Man, Milieu and Mission in Argentina

Arno Enns. Grand Rapids, MI: Eerdmans, 1971. 258 pages.

Reviewed by Vern Ratzlaff

Enns, Conservative Baptist missionary in Argentina since 1955, presents a brief survey of the work of ten Protestant churches in Argentina (of the some 76 denominations represented there), together with an assessment of the Catholic church and some evaluations of the factors which have occasioned growth (e.g. the Pentecostal church constituted zero percent of the evangelical community in 1925, 25.5 percent in 1949 and 40.3 percent in 1967; the Plymouth Brethren have dropped from 29.5 percent in 1925 to 10.7 percent in 1967, although their membership gain has increased from 5,500 to 25,000; the Mennonites have remained constant with 0.4 percent of the total evangelical community.)

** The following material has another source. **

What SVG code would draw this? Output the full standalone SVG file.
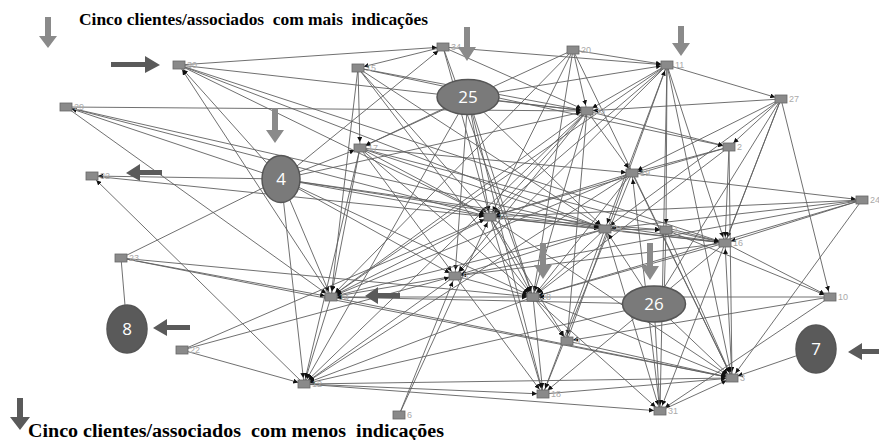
<svg xmlns="http://www.w3.org/2000/svg" width="879" height="440" viewBox="0 0 879 440">
<defs>
<style>
.e line{stroke:#606060;stroke-width:0.9;marker-end:url(#ah)}
.n rect{fill:#8a8a8a;stroke:#666;stroke-width:0.8}
.n text{font-family:"Liberation Sans",Arial,sans-serif;font-size:9px;fill:#aaa}
.big ellipse{stroke:#555;stroke-width:1.5}
.big text{font-family:"Open Sans","Liberation Sans",sans-serif;font-size:17px;fill:#fff;text-anchor:middle}
.ttl{font-family:"Liberation Serif","Times New Roman",serif;font-weight:bold;fill:#000}
.al{fill:#8a8a8a}
.ad{fill:#5a5a5a}
</style>
<marker id="ah" viewBox="0 0 10 10" refX="22" refY="5" markerWidth="5" markerHeight="5" markerUnits="userSpaceOnUse" orient="auto"><path d="M0,0 L10,5 L0,10 z" fill="#111"/></marker>
</defs>
<rect width="879" height="440" fill="#fff"/>
<g id="connectors" class="e">
<line x1="179" y1="65" x2="587" y2="111"/>
<line x1="179" y1="65" x2="443" y2="47"/>
<line x1="179" y1="65" x2="490" y2="217"/>
<line x1="179" y1="65" x2="605" y2="229"/>
<line x1="331" y1="297" x2="179" y2="65"/>
<line x1="66" y1="107" x2="587" y2="111"/>
<line x1="66" y1="107" x2="490" y2="217"/>
<line x1="66" y1="107" x2="605" y2="229"/>
<line x1="66" y1="107" x2="331" y2="297"/>
<line x1="443" y1="47" x2="358" y2="68"/>
<line x1="443" y1="47" x2="587" y2="111"/>
<line x1="443" y1="47" x2="667" y2="65"/>
<line x1="443" y1="47" x2="490" y2="217"/>
<line x1="443" y1="47" x2="533" y2="297"/>
<line x1="281" y1="179" x2="443" y2="47"/>
<line x1="358" y1="68" x2="360" y2="148"/>
<line x1="358" y1="68" x2="587" y2="111"/>
<line x1="358" y1="68" x2="490" y2="217"/>
<line x1="358" y1="68" x2="331" y2="297"/>
<line x1="358" y1="68" x2="605" y2="229"/>
<line x1="358" y1="68" x2="729" y2="147"/>
<line x1="573" y1="50" x2="587" y2="111"/>
<line x1="573" y1="50" x2="667" y2="65"/>
<line x1="573" y1="50" x2="360" y2="148"/>
<line x1="573" y1="50" x2="490" y2="217"/>
<line x1="573" y1="50" x2="533" y2="297"/>
<line x1="573" y1="50" x2="732" y2="378"/>
<line x1="667" y1="65" x2="781" y2="99"/>
<line x1="667" y1="65" x2="587" y2="111"/>
<line x1="667" y1="65" x2="490" y2="217"/>
<line x1="667" y1="65" x2="605" y2="229"/>
<line x1="667" y1="65" x2="666" y2="230"/>
<line x1="667" y1="65" x2="725" y2="243"/>
<line x1="667" y1="65" x2="660" y2="411"/>
<line x1="667" y1="65" x2="732" y2="378"/>
<line x1="667" y1="65" x2="331" y2="297"/>
<line x1="667" y1="65" x2="455" y2="276"/>
<line x1="781" y1="99" x2="587" y2="111"/>
<line x1="781" y1="99" x2="729" y2="147"/>
<line x1="781" y1="99" x2="632" y2="173"/>
<line x1="781" y1="99" x2="605" y2="229"/>
<line x1="781" y1="99" x2="725" y2="243"/>
<line x1="781" y1="99" x2="654" y2="304"/>
<line x1="781" y1="99" x2="660" y2="411"/>
<line x1="781" y1="99" x2="830" y2="297"/>
<line x1="468" y1="97" x2="667" y2="65"/>
<line x1="468" y1="97" x2="587" y2="111"/>
<line x1="468" y1="97" x2="490" y2="217"/>
<line x1="468" y1="97" x2="533" y2="297"/>
<line x1="468" y1="97" x2="455" y2="276"/>
<line x1="468" y1="97" x2="360" y2="148"/>
<line x1="468" y1="97" x2="605" y2="229"/>
<line x1="468" y1="97" x2="304" y2="384"/>
<line x1="468" y1="97" x2="543" y2="394"/>
<line x1="587" y1="111" x2="729" y2="147"/>
<line x1="587" y1="111" x2="490" y2="217"/>
<line x1="587" y1="111" x2="331" y2="297"/>
<line x1="587" y1="111" x2="455" y2="276"/>
<line x1="587" y1="111" x2="304" y2="384"/>
<line x1="587" y1="111" x2="632" y2="173"/>
<line x1="587" y1="111" x2="533" y2="297"/>
<line x1="587" y1="111" x2="567" y2="341"/>
<line x1="360" y1="148" x2="490" y2="217"/>
<line x1="360" y1="148" x2="605" y2="229"/>
<line x1="360" y1="148" x2="725" y2="243"/>
<line x1="360" y1="148" x2="632" y2="173"/>
<line x1="360" y1="148" x2="331" y2="297"/>
<line x1="360" y1="148" x2="304" y2="384"/>
<line x1="360" y1="148" x2="455" y2="276"/>
<line x1="281" y1="179" x2="360" y2="148"/>
<line x1="281" y1="179" x2="490" y2="217"/>
<line x1="281" y1="179" x2="605" y2="229"/>
<line x1="281" y1="179" x2="331" y2="297"/>
<line x1="281" y1="179" x2="304" y2="384"/>
<line x1="281" y1="179" x2="455" y2="276"/>
<line x1="281" y1="179" x2="533" y2="297"/>
<line x1="281" y1="179" x2="92" y2="176"/>
<line x1="281" y1="179" x2="66" y2="107"/>
<line x1="281" y1="179" x2="179" y2="65"/>
<line x1="281" y1="179" x2="587" y2="111"/>
<line x1="281" y1="179" x2="725" y2="243"/>
<line x1="92" y1="176" x2="490" y2="217"/>
<line x1="304" y1="384" x2="92" y2="176"/>
<line x1="729" y1="147" x2="632" y2="173"/>
<line x1="729" y1="147" x2="490" y2="217"/>
<line x1="729" y1="147" x2="533" y2="297"/>
<line x1="729" y1="147" x2="732" y2="378"/>
<line x1="729" y1="147" x2="725" y2="243"/>
<line x1="632" y1="173" x2="490" y2="217"/>
<line x1="632" y1="173" x2="331" y2="297"/>
<line x1="632" y1="173" x2="533" y2="297"/>
<line x1="632" y1="173" x2="304" y2="384"/>
<line x1="632" y1="173" x2="862" y2="200"/>
<line x1="632" y1="173" x2="732" y2="378"/>
<line x1="632" y1="173" x2="543" y2="394"/>
<line x1="862" y1="200" x2="490" y2="217"/>
<line x1="862" y1="200" x2="605" y2="229"/>
<line x1="862" y1="200" x2="725" y2="243"/>
<line x1="862" y1="200" x2="455" y2="276"/>
<line x1="862" y1="200" x2="732" y2="378"/>
<line x1="490" y1="217" x2="605" y2="229"/>
<line x1="490" y1="217" x2="666" y2="230"/>
<line x1="490" y1="217" x2="725" y2="243"/>
<line x1="490" y1="217" x2="533" y2="297"/>
<line x1="490" y1="217" x2="331" y2="297"/>
<line x1="490" y1="217" x2="543" y2="394"/>
<line x1="490" y1="217" x2="732" y2="378"/>
<line x1="490" y1="217" x2="567" y2="341"/>
<line x1="605" y1="229" x2="666" y2="230"/>
<line x1="605" y1="229" x2="725" y2="243"/>
<line x1="605" y1="229" x2="533" y2="297"/>
<line x1="605" y1="229" x2="331" y2="297"/>
<line x1="605" y1="229" x2="660" y2="411"/>
<line x1="605" y1="229" x2="543" y2="394"/>
<line x1="605" y1="229" x2="455" y2="276"/>
<line x1="666" y1="230" x2="725" y2="243"/>
<line x1="666" y1="230" x2="664" y2="300"/>
<line x1="666" y1="230" x2="732" y2="378"/>
<line x1="666" y1="230" x2="830" y2="297"/>
<line x1="725" y1="243" x2="533" y2="297"/>
<line x1="725" y1="243" x2="830" y2="297"/>
<line x1="725" y1="243" x2="455" y2="276"/>
<line x1="725" y1="243" x2="543" y2="394"/>
<line x1="121" y1="258" x2="281" y2="179"/>
<line x1="121" y1="258" x2="331" y2="297"/>
<line x1="121" y1="258" x2="533" y2="297"/>
<line x1="121" y1="258" x2="732" y2="378"/>
<line x1="121" y1="258" x2="127" y2="329"/>
<line x1="455" y1="276" x2="331" y2="297"/>
<line x1="455" y1="276" x2="533" y2="297"/>
<line x1="455" y1="276" x2="543" y2="394"/>
<line x1="455" y1="276" x2="304" y2="384"/>
<line x1="331" y1="297" x2="533" y2="297"/>
<line x1="331" y1="297" x2="304" y2="384"/>
<line x1="331" y1="297" x2="732" y2="378"/>
<line x1="533" y1="297" x2="543" y2="394"/>
<line x1="533" y1="297" x2="660" y2="411"/>
<line x1="533" y1="297" x2="304" y2="384"/>
<line x1="533" y1="297" x2="567" y2="341"/>
<line x1="654" y1="304" x2="660" y2="411"/>
<line x1="654" y1="304" x2="732" y2="378"/>
<line x1="654" y1="304" x2="304" y2="384"/>
<line x1="654" y1="304" x2="331" y2="297"/>
<line x1="654" y1="304" x2="605" y2="229"/>
<line x1="182" y1="350" x2="455" y2="276"/>
<line x1="182" y1="350" x2="490" y2="217"/>
<line x1="182" y1="350" x2="304" y2="384"/>
<line x1="304" y1="384" x2="543" y2="394"/>
<line x1="304" y1="384" x2="660" y2="411"/>
<line x1="304" y1="384" x2="732" y2="378"/>
<line x1="567" y1="341" x2="732" y2="378"/>
<line x1="567" y1="341" x2="667" y2="65"/>
<line x1="399" y1="415" x2="455" y2="276"/>
<line x1="399" y1="415" x2="490" y2="217"/>
<line x1="543" y1="394" x2="732" y2="378"/>
<line x1="816" y1="349" x2="732" y2="378"/>
<line x1="660" y1="411" x2="732" y2="378"/>
<line x1="830" y1="297" x2="533" y2="297"/>
<line x1="830" y1="297" x2="567" y2="341"/>
<line x1="732" y1="378" x2="725" y2="243"/>
<line x1="862" y1="200" x2="533" y2="297"/>
<line x1="660" y1="411" x2="632" y2="173"/>
<line x1="830" y1="297" x2="660" y2="411"/>
<line x1="533" y1="297" x2="732" y2="378"/>
<line x1="360" y1="148" x2="533" y2="297"/>
<line x1="358" y1="68" x2="533" y2="297"/>
<line x1="179" y1="65" x2="725" y2="243"/>
<line x1="573" y1="50" x2="331" y2="297"/>
</g>
<g class="n">
<g id="n30"><rect x="173" y="61" width="12" height="8"/><text x="187" y="68">30</text></g>
<g id="n29"><rect x="60" y="103" width="12" height="8"/><text x="74" y="110">29</text></g>
<g id="n34"><rect x="437" y="43" width="12" height="8"/><text x="451" y="50">34</text></g>
<g id="n15"><rect x="352" y="64" width="12" height="8"/><text x="366" y="71">15</text></g>
<g id="n20"><rect x="567" y="46" width="12" height="8"/><text x="581" y="53">20</text></g>
<g id="n11"><rect x="661" y="61" width="12" height="8"/><text x="675" y="68">11</text></g>
<g id="n27"><rect x="775" y="95" width="12" height="8"/><text x="789" y="102">27</text></g>
<g id="n33"><rect x="581" y="107" width="12" height="8"/><text x="595" y="114">33</text></g>
<g id="n17"><rect x="354" y="144" width="12" height="8"/><text x="368" y="151">17</text></g>
<g id="n32"><rect x="86" y="172" width="12" height="8"/><text x="100" y="179">32</text></g>
<g id="n2"><rect x="723" y="143" width="12" height="8"/><text x="737" y="150">2</text></g>
<g id="n19"><rect x="626" y="169" width="12" height="8"/><text x="640" y="176">19</text></g>
<g id="n24"><rect x="856" y="196" width="12" height="8"/><text x="870" y="203">24</text></g>
<g id="n13"><rect x="484" y="213" width="12" height="8"/><text x="498" y="220">13</text></g>
<g id="n21"><rect x="599" y="225" width="12" height="8"/><text x="613" y="232">21</text></g>
<g id="n1"><rect x="660" y="226" width="12" height="8"/><text x="674" y="233">1</text></g>
<g id="n16"><rect x="719" y="239" width="12" height="8"/><text x="733" y="246">16</text></g>
<g id="n23"><rect x="115" y="254" width="12" height="8"/><text x="129" y="261">23</text></g>
<g id="n5"><rect x="449" y="272" width="12" height="8"/><text x="463" y="279">5</text></g>
<g id="n14"><rect x="325" y="293" width="12" height="8"/><text x="339" y="300">14</text></g>
<g id="n28"><rect x="527" y="293" width="12" height="8"/><text x="541" y="300">28</text></g>
<g id="n10"><rect x="824" y="293" width="12" height="8"/><text x="838" y="300">10</text></g>
<g id="n22"><rect x="176" y="346" width="12" height="8"/><text x="190" y="353">22</text></g>
<g id="n9"><rect x="561" y="337" width="12" height="8"/><text x="575" y="344">9</text></g>
<g id="n12"><rect x="298" y="380" width="12" height="8"/><text x="312" y="387">12</text></g>
<g id="n18"><rect x="537" y="390" width="12" height="8"/><text x="551" y="397">18</text></g>
<g id="n6"><rect x="393" y="411" width="12" height="8"/><text x="407" y="418">6</text></g>
<g id="n3"><rect x="726" y="374" width="12" height="8"/><text x="740" y="381">3</text></g>
<g id="n31"><rect x="654" y="407" width="12" height="8"/><text x="668" y="414">31</text></g>
</g>
<g class="big">
<g id="n25"><ellipse cx="468" cy="97" rx="31" ry="17.5" fill="#7a7a7a"/><text x="468" y="103">25</text></g>
<g id="n4"><ellipse cx="281" cy="179" rx="19" ry="23.5" fill="#7a7a7a"/><text x="281" y="185">4</text></g>
<g id="n26"><ellipse cx="654" cy="304" rx="31.5" ry="18" fill="#7a7a7a"/><text x="654" y="310">26</text></g>
<g id="n8"><ellipse cx="127" cy="329" rx="20" ry="24" fill="#5a5a5a"/><text x="127" y="335">8</text></g>
<g id="n7"><ellipse cx="816" cy="349" rx="20" ry="24" fill="#5a5a5a"/><text x="816" y="355">7</text></g>
</g>
<g id="pointers">
<path class="al" d="M45,17 h6 v19 h6 l-9,12 l-9,-12 h6 z"/>
<path class="ad" d="M111,62 h34 v-6 l15,9 l-15,8 v-6 h-34 z"/>
<path class="al" d="M272,108 h6 v22 h6 l-9,13 l-9,-13 h6 z"/>
<path class="ad" d="M162,170 h-22 v-6 l-14,9 l14,8 v-6 h22 z"/>
<path class="al" d="M464,27 h6 v20 h6 l-9,14 l-9,-14 h6 z"/>
<path class="al" d="M678,26 h6 v17 h6 l-9,13 l-9,-13 h6 z"/>
<path class="al" d="M540,243 h6 v22 h6 l-9,14 l-9,-14 h6 z"/>
<path class="al" d="M647,243 h6 v23 h6 l-9,14 l-9,-14 h6 z"/>
<path class="ad" d="M400,293 h-22 v-6 l-13,9 l13,8 v-6 h22 z"/>
<path class="ad" d="M190,325 h-23 v-6 l-14,9 l14,8 v-6 h23 z"/>
<path class="ad" d="M880,349 h-18 v-6 l-14,9 l14,8 v-6 h18 z"/>
<path class="ad" d="M17,398 h6 v19 h7 l-10,13 l-10,-13 h7 z"/>
</g>
<text class="ttl" x="79" y="25" font-size="17" textLength="349" lengthAdjust="spacingAndGlyphs" xml:space="preserve">Cinco clientes/associados  com mais  indicações</text>
<text class="ttl" x="28" y="437" font-size="18" textLength="416" lengthAdjust="spacingAndGlyphs" xml:space="preserve">Cinco clientes/associados  com menos  indicações</text>
</svg>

What is required for the evangelical church in Argentina, a church which now constitutes slightly more than 1 percent of the total population? (It constituted 0.2 percent in 1925.) Enns offers no neat, pointed solutions, and in fact demonstrates the fallacies inherent in some simplistic approaches (e.g. that foreign-supported congregations grow more slowly than native-supported groups). He does emphasize the need for the church to recognize the urgency of its message, to forsake a preoccupation with Anglo-Saxon structures and forms, to utilize a broader spectrum of church leaders, to seek out the masses, and to give training to leaders on levels commensurate with actual needs. (He points out that apprenticeship training “is far more adequate to the need of these growing churches than {133} traditional educational approaches.” p. 229) An important book to see what is happening to fellow Christians in a Latin American setting.